LUKoil-Komi was fined for nine oil spills from 2011 in Russia's northern republic of Komi, according to documents available on the republic's arbitration court website.

The spills covered an area estimated between 20.5 and 21 hectares of land in the province.

The verdict came into force in late December following a protracted legal battle, but only made headlines on Friday.

LUKoil-Komi's press service could not be reached for comment on Friday afternoon.

Greenpeace said on its website that the oil company intended to appeal.

It also said LUKoil faced a separate lawsuit for 96 million rubles from the republic's forestry committee.

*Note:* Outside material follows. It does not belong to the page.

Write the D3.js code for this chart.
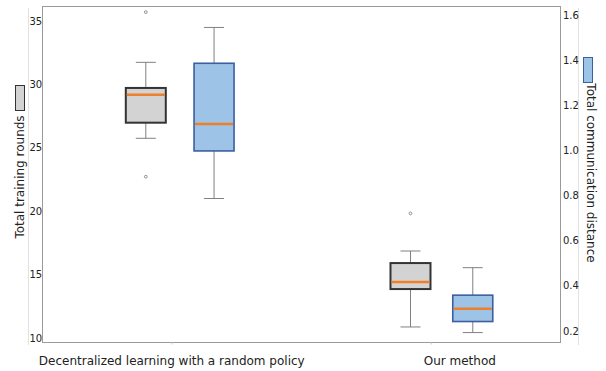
<!DOCTYPE html>
<html>
<head>
<meta charset="utf-8">
<script src="https://cdn.jsdelivr.net/npm/d3@7"></script>
<style>
  body { margin: 0; background: #fff; }
  text { font-family: 'DejaVu Sans', sans-serif; fill: #222; }
</style>
</head>
<body>
<div id="chart"></div>
<script>
// categories and where each box sits on the x axis
let categories = ['Decentralized learning with a random policy', 'Our method']
let categoryTicks = [1, 2]
let labelPos = [1, 2.11]
let roundsPos = [0.9, 1.92]
let distPos = [1.163, 2.16]

// box stats: [lowCap, q1, median, q3, highCap]
let roundsStats = [
  [25.75, 26.98, 29.19, 29.72, 31.74],
  [10.87, 13.86, 14.42, 15.91, 16.86]
]
let roundsOutliers = [[35.7, 22.72], [19.83]]

let distStats = [
  [0.788, 0.999, 1.118, 1.388, 1.547],
  [0.193, 0.242, 0.299, 0.359, 0.481]
]
let distOutliers = [[], []]

let leftTicks = [10, 15, 20, 25, 30, 35]
let rightTicks = [0.2, 0.4, 0.6, 0.8, 1.0, 1.2, 1.4, 1.6]

let width = 606
let height = 371
let margin = { top: 6, left: 42, right: 45, bottom: 28 }

let svg = d3
  .select('#chart')
  .append('svg')
  .attr('width', width)
  .attr('height', height)

let xPositionScale = d3.scaleLinear().domain([0.5, 2.5]).range([margin.left, width - margin.right])
let yLeft = d3.scaleLinear().domain([10, 35]).range([338, 21])
let yRight = d3.scaleLinear().domain([0.2, 1.6]).range([331, 15.5])

let plotBottom = height - margin.bottom - 0.5
let plotTop = margin.top + 0.5

// light outer spines
svg.append('line')
  .attr('x1', 28.5).attr('x2', 28.5)
  .attr('y1', 8).attr('y2', 345)
  .attr('stroke', '#e2e2e2')
svg.append('line')
  .attr('x1', 578.5).attr('x2', 578.5)
  .attr('y1', 8).attr('y2', 345)
  .attr('stroke', '#e2e2e2')

// frame
svg.append('rect')
  .attr('x', margin.left + 0.5)
  .attr('y', plotTop)
  .attr('width', width - margin.right - margin.left - 1)
  .attr('height', plotBottom - plotTop)
  .attr('fill', 'none')
  .attr('stroke', '#9a9a9a')

// x ticks
svg.selectAll('.x-tick')
  .data(categoryTicks)
  .enter()
  .append('line')
  .attr('x1', d => xPositionScale(d)).attr('x2', d => xPositionScale(d))
  .attr('y1', plotBottom).attr('y2', plotBottom + 2)
  .attr('stroke', '#ccc')

svg.selectAll('.x-label')
  .data(categories)
  .enter()
  .append('text')
  .attr('x', (d, i) => xPositionScale(labelPos[i]))
  .attr('y', 365)
  .attr('text-anchor', 'middle')
  .attr('font-size', 12)
  .text(d => d)

// left tick labels
svg.selectAll('.left-tick')
  .data(leftTicks)
  .enter()
  .append('text')
  .attr('x', 29.5)
  .attr('y', d => yLeft(d))
  .attr('dy', '0.35em')
  .attr('font-size', 10)
  .text(d => d)

// right tick labels
svg.selectAll('.right-tick')
  .data(rightTicks)
  .enter()
  .append('text')
  .attr('x', 563)
  .attr('y', d => yRight(d))
  .attr('dy', '0.35em')
  .attr('font-size', 10)
  .text(d => d.toFixed(1))

// axis titles with legend patches
svg.append('text')
  .attr('transform', 'translate(24,177) rotate(-90)')
  .attr('text-anchor', 'middle')
  .attr('font-size', 12)
  .text('Total training rounds')
svg.append('rect')
  .attr('x', 15.5).attr('y', 85.5)
  .attr('width', 9).attr('height', 25)
  .attr('fill', '#d3d3d3').attr('stroke', '#333')
svg.append('text')
  .attr('transform', 'translate(587,173) rotate(90)')
  .attr('text-anchor', 'middle')
  .attr('font-size', 12)
  .text('Total communication distance')
svg.append('rect')
  .attr('x', 583.5).attr('y', 57.5)
  .attr('width', 9).attr('height', 25)
  .attr('fill', '#9dc3e6').attr('stroke', '#3b5fa0')

function drawBoxes(stats, outliers, pos, yScale, fill, stroke, strokeWidth) {
  let boxW = 40
  let capW = 20
  let g = svg.append('g')
  stats.forEach((s, i) => {
    let cx = xPositionScale(pos[i])
    // whiskers
    g.append('line')
      .attr('x1', cx).attr('x2', cx)
      .attr('y1', yScale(s[0])).attr('y2', yScale(s[1]))
      .attr('stroke', '#808080')
    g.append('line')
      .attr('x1', cx).attr('x2', cx)
      .attr('y1', yScale(s[3])).attr('y2', yScale(s[4]))
      .attr('stroke', '#808080')
    // caps
    ;[s[0], s[4]].forEach(v => {
      g.append('line')
        .attr('x1', cx - capW / 2).attr('x2', cx + capW / 2)
        .attr('y1', yScale(v)).attr('y2', yScale(v))
        .attr('stroke', '#808080')
    })
    // box
    g.append('rect')
      .attr('x', cx - boxW / 2)
      .attr('y', yScale(s[3]))
      .attr('width', boxW)
      .attr('height', yScale(s[1]) - yScale(s[3]))
      .attr('fill', fill)
      .attr('stroke', stroke)
      .attr('stroke-width', strokeWidth)
    // median
    g.append('line')
      .attr('x1', cx - boxW / 2 + 1).attr('x2', cx + boxW / 2 - 1)
      .attr('y1', yScale(s[2])).attr('y2', yScale(s[2]))
      .attr('stroke', '#f07f2a')
      .attr('stroke-width', 2.5)
    // outliers
    outliers[i].forEach(v => {
      g.append('circle')
        .attr('cx', cx).attr('cy', yScale(v))
        .attr('r', 1.4)
        .attr('fill', 'none')
        .attr('stroke', '#777')
        .attr('stroke-width', 0.8)
    })
  })
}

drawBoxes(roundsStats, roundsOutliers, roundsPos, yLeft, '#d3d3d3', '#333', 2)
drawBoxes(distStats, distOutliers, distPos, yRight, '#9dc3e6', '#3b5fa0', 1.6)
</script>
</body>
</html>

LUKoil-Komi spent 15 million rubles on recultivating the polluted land, but the court ruled it to be an insufficient measure.

The fine was the biggest of its kind in Greenpeace's experience, and apparently the biggest in the post-Soviet history of Russia's oil industry, a spokeswoman for Greenpeace Russia said.

The previous record was made in 2012, when several companies were slapped by a Russian court with a combined fine of 503 million rubles over a tanker that spilled 1,200 tons of fuel oil in the Black Sea during a storm in 2007.